[Your task]: Repeat the material below word for word and leave out all pictures.

[Supplied data]:
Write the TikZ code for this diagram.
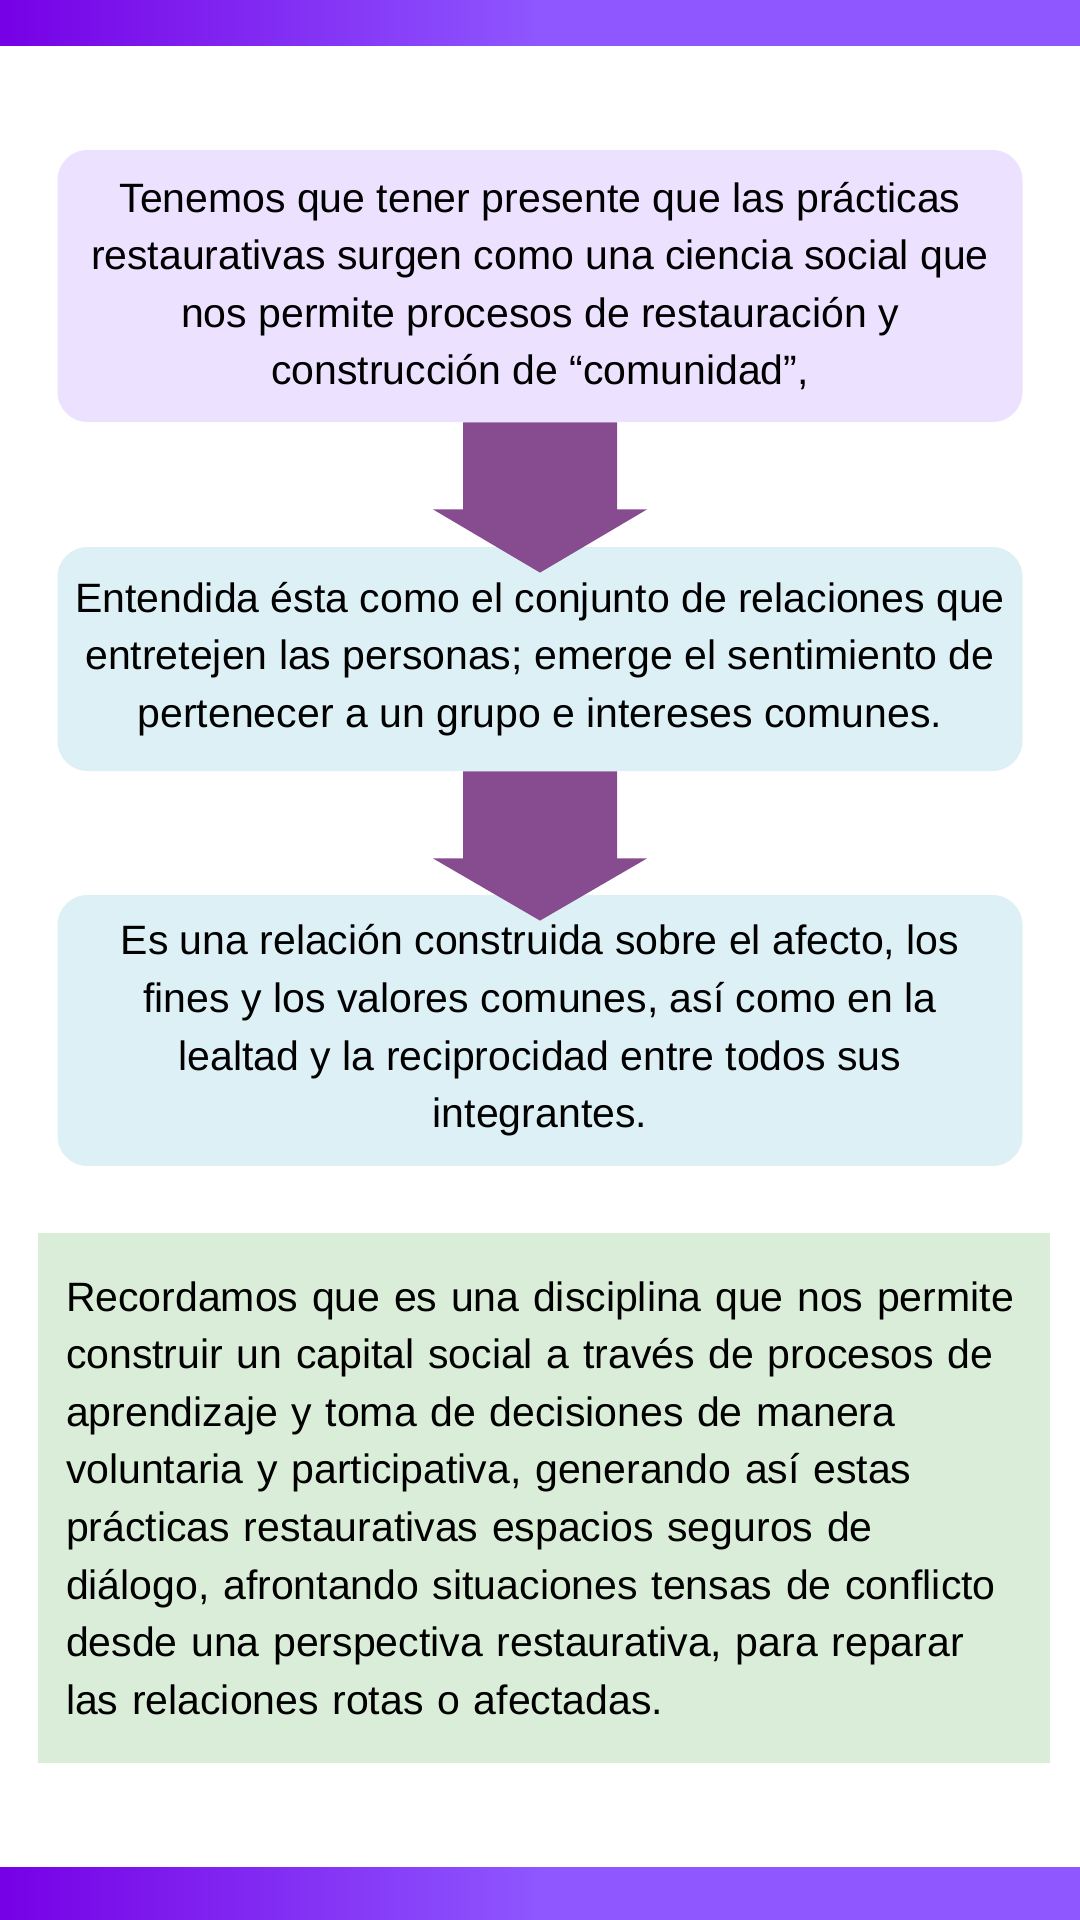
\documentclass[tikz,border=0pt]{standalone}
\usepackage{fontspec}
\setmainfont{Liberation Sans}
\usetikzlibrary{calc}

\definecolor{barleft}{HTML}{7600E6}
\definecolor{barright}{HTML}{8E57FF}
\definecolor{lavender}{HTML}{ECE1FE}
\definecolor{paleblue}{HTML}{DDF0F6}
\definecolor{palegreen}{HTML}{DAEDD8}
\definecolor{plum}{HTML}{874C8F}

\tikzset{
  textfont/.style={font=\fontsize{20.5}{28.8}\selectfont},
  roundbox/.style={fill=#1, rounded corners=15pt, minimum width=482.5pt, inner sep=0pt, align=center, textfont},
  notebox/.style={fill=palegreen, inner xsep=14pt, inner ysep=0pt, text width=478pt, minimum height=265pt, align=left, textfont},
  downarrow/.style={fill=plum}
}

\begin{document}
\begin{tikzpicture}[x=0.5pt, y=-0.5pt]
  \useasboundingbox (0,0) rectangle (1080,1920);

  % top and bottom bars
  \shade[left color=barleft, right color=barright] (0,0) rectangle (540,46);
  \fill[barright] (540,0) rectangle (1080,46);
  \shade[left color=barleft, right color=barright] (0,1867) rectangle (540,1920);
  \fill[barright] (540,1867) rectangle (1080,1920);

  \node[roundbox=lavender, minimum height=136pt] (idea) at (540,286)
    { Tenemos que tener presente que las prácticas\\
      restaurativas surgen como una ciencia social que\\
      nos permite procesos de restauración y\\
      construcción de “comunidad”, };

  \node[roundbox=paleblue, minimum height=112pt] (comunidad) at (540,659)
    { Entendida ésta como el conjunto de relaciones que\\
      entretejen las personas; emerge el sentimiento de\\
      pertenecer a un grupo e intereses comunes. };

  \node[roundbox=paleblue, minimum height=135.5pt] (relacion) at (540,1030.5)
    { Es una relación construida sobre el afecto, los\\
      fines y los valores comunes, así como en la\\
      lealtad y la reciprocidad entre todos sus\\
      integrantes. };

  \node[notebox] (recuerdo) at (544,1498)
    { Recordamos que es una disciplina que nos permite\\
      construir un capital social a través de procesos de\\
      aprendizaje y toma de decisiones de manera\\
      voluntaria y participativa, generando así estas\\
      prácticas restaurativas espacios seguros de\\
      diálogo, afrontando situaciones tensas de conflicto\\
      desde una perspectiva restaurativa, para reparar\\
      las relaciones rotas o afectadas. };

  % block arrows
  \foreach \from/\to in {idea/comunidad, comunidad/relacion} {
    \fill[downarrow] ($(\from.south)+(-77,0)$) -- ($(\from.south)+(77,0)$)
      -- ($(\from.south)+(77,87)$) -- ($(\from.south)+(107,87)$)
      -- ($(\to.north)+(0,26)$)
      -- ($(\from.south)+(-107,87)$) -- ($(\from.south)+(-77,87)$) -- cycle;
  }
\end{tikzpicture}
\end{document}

[Result of this exercise]:
Write the TikZ code for this diagram.
\documentclass[tikz,border=0pt]{standalone}
\usepackage{fontspec}
\setmainfont{Liberation Sans}
\usetikzlibrary{calc}

\definecolor{barleft}{HTML}{7600E6}
\definecolor{barright}{HTML}{8E57FF}
\definecolor{lavender}{HTML}{ECE1FE}
\definecolor{paleblue}{HTML}{DDF0F6}
\definecolor{palegreen}{HTML}{DAEDD8}
\definecolor{plum}{HTML}{874C8F}

\tikzset{
  textfont/.style={font=\fontsize{20.5}{28.8}\selectfont},
  roundbox/.style={fill=#1, rounded corners=15pt, minimum width=482.5pt, inner sep=0pt, align=center, textfont},
  notebox/.style={fill=palegreen, inner xsep=14pt, inner ysep=0pt, text width=478pt, minimum height=265pt, align=left, textfont},
  downarrow/.style={fill=plum}
}

\begin{document}
\begin{tikzpicture}[x=0.5pt, y=-0.5pt]
  \useasboundingbox (0,0) rectangle (1080,1920);

  % top and bottom bars
  \shade[left color=barleft, right color=barright] (0,0) rectangle (540,46);
  \fill[barright] (540,0) rectangle (1080,46);
  \shade[left color=barleft, right color=barright] (0,1867) rectangle (540,1920);
  \fill[barright] (540,1867) rectangle (1080,1920);

  \node[roundbox=lavender, minimum height=136pt] (idea) at (540,286)
    { Tenemos que tener presente que las prácticas\\
      restaurativas surgen como una ciencia social que\\
      nos permite procesos de restauración y\\
      construcción de “comunidad”, };

  \node[roundbox=paleblue, minimum height=112pt] (comunidad) at (540,659)
    { Entendida ésta como el conjunto de relaciones que\\
      entretejen las personas; emerge el sentimiento de\\
      pertenecer a un grupo e intereses comunes. };

  \node[roundbox=paleblue, minimum height=135.5pt] (relacion) at (540,1030.5)
    { Es una relación construida sobre el afecto, los\\
      fines y los valores comunes, así como en la\\
      lealtad y la reciprocidad entre todos sus\\
      integrantes. };

  \node[notebox] (recuerdo) at (544,1498)
    { Recordamos que es una disciplina que nos permite\\
      construir un capital social a través de procesos de\\
      aprendizaje y toma de decisiones de manera\\
      voluntaria y participativa, generando así estas\\
      prácticas restaurativas espacios seguros de\\
      diálogo, afrontando situaciones tensas de conflicto\\
      desde una perspectiva restaurativa, para reparar\\
      las relaciones rotas o afectadas. };

  % block arrows
  \foreach \from/\to in {idea/comunidad, comunidad/relacion} {
    \fill[downarrow] ($(\from.south)+(-77,0)$) -- ($(\from.south)+(77,0)$)
      -- ($(\from.south)+(77,87)$) -- ($(\from.south)+(107,87)$)
      -- ($(\to.north)+(0,26)$)
      -- ($(\from.south)+(-107,87)$) -- ($(\from.south)+(-77,87)$) -- cycle;
  }
\end{tikzpicture}
\end{document}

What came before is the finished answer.